Após as descobertas da Lava Jato e os problemas da Petrobrás e da Eletrobrás com seus balanços, houve mudanças nos processos de auditoria da KPMG?
Nos processos, não. O que acontece é que as normas de auditoria, quando temos esse tipo de indício de fraude ou de ato ilegal, exigem que cumpramos determinados procedimentos específicos. Em princípio, não é necessário ir tão a fundo nas análises quando não se têm esses indícios, mas agora estamos efetuando procedimentos dessa forma mais detalhada.
Quais são os maiores desafios dos auditores em balanços do setor de óleo e gás?
O maior desafio é fazer uma análise bem criteriosa da recuperação de ativos, vis-à-vis o preço do petróleo e do gás. Olhar para um investimento feito localmente hoje pensando na capacidade de recuperação dele no longo prazo.
Como estão as operações da KPMG no setor nacional atualmente?
Estamos com um centro de excelência de óleo e gás no Rio, que cobre o Brasil todo. Temos um time focado no setor, dentro dos três pilares da KPMG, que são auditoria, consultoria e consultoria tributária, com pessoas 100% dedicadas à indústria. Temos também um time de desenvolvimento de pessoas com treinamentos específicos, desde a área operacional até a financeira. O nosso setor interno tem crescido, hoje na casa dos 10% ao ano. E, se pensarmos em como vem sofrendo o segmento, não é uma realidade ruim.

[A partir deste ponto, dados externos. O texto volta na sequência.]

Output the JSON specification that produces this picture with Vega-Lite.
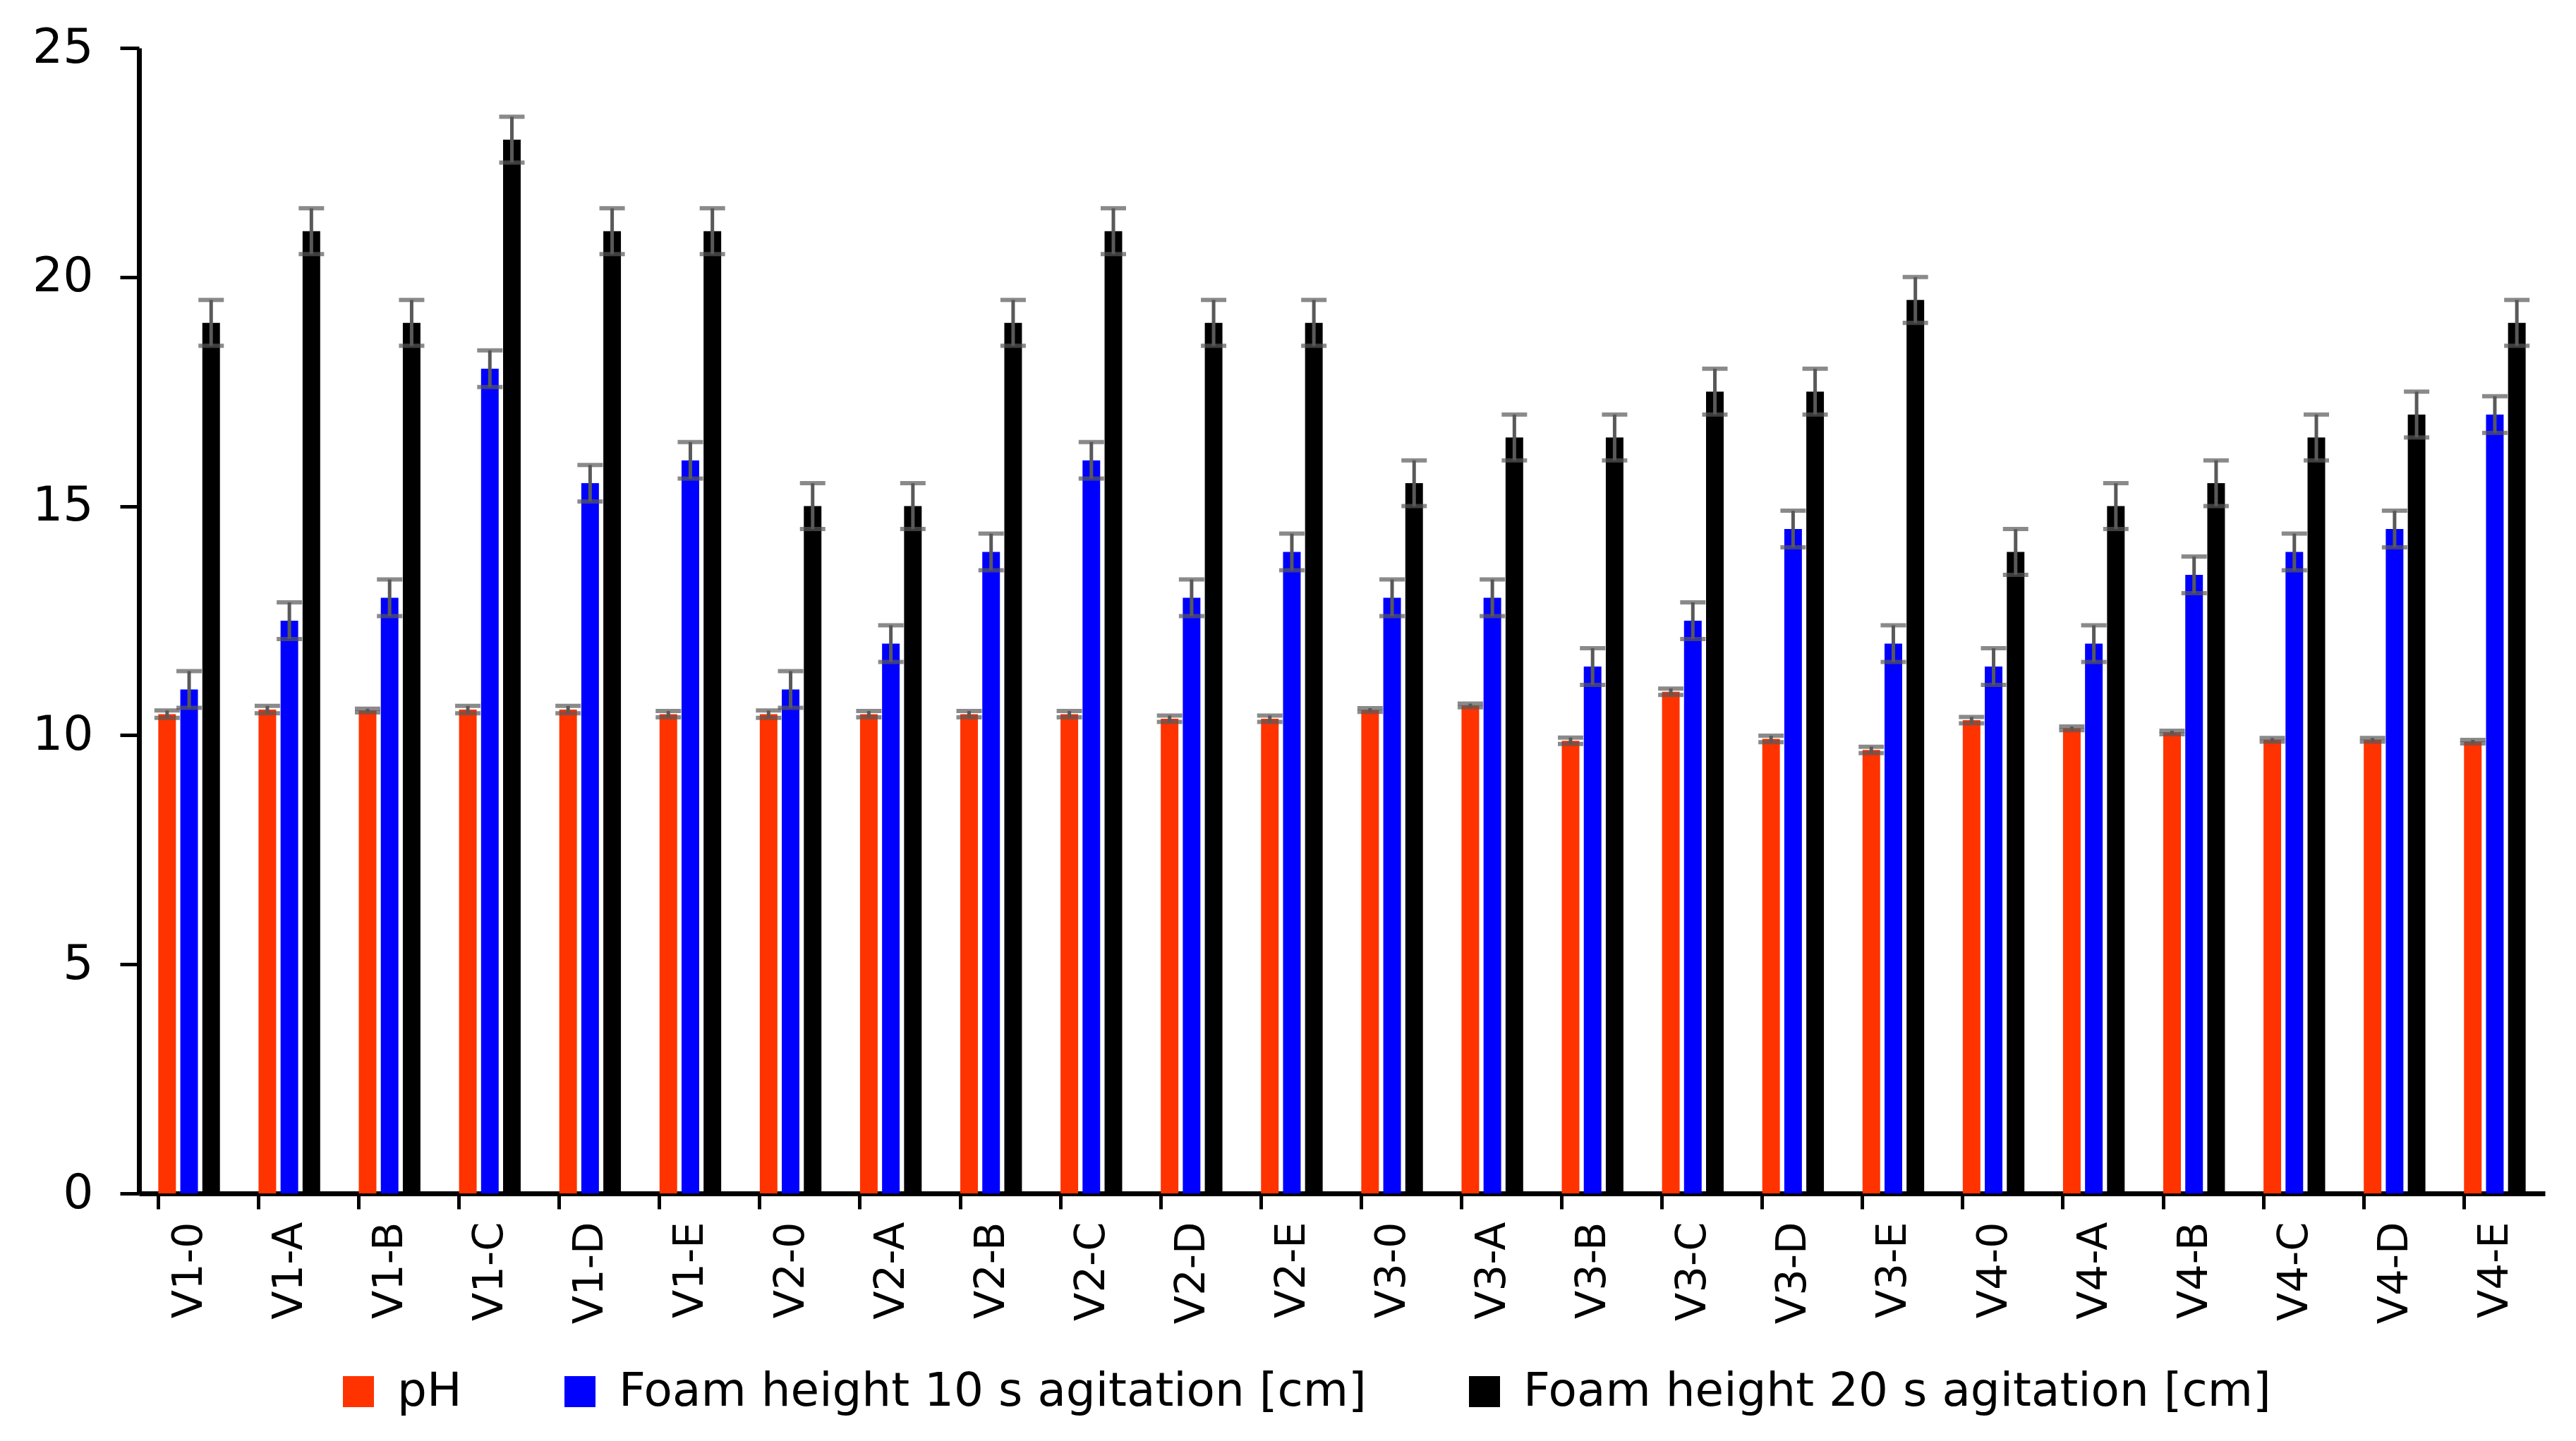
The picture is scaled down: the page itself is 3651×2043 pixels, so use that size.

Qual a expectativa para este ano?
Vemos empresas saindo do Brasil, diminuindo de tamanho, mas nossa expectativa para o setor é positiva. Acreditamos que o País terá uma retomada, com o início das melhoras no final desse ano. Alguns especialistas já apontam preços do petróleo superiores a 60 dólares em 2017, podendo chegar a 80 dólares em 2018, e o que mais motiva a gente a olhar para a indústria brasileira de forma positiva é ver que nossos ativos, os reservatórios, são muito bons, com óleo relativamente leve, reservas provadas, uma área muito extensa, um volume enorme de recursos e o risco já bastante reduzido. Então de fato acreditamos que melhorando as condições do preço do barril e da política, com o reenquadramento da estrutura de custo, esse conjunto de fatores tende a trazer de volta os investimentos ao País.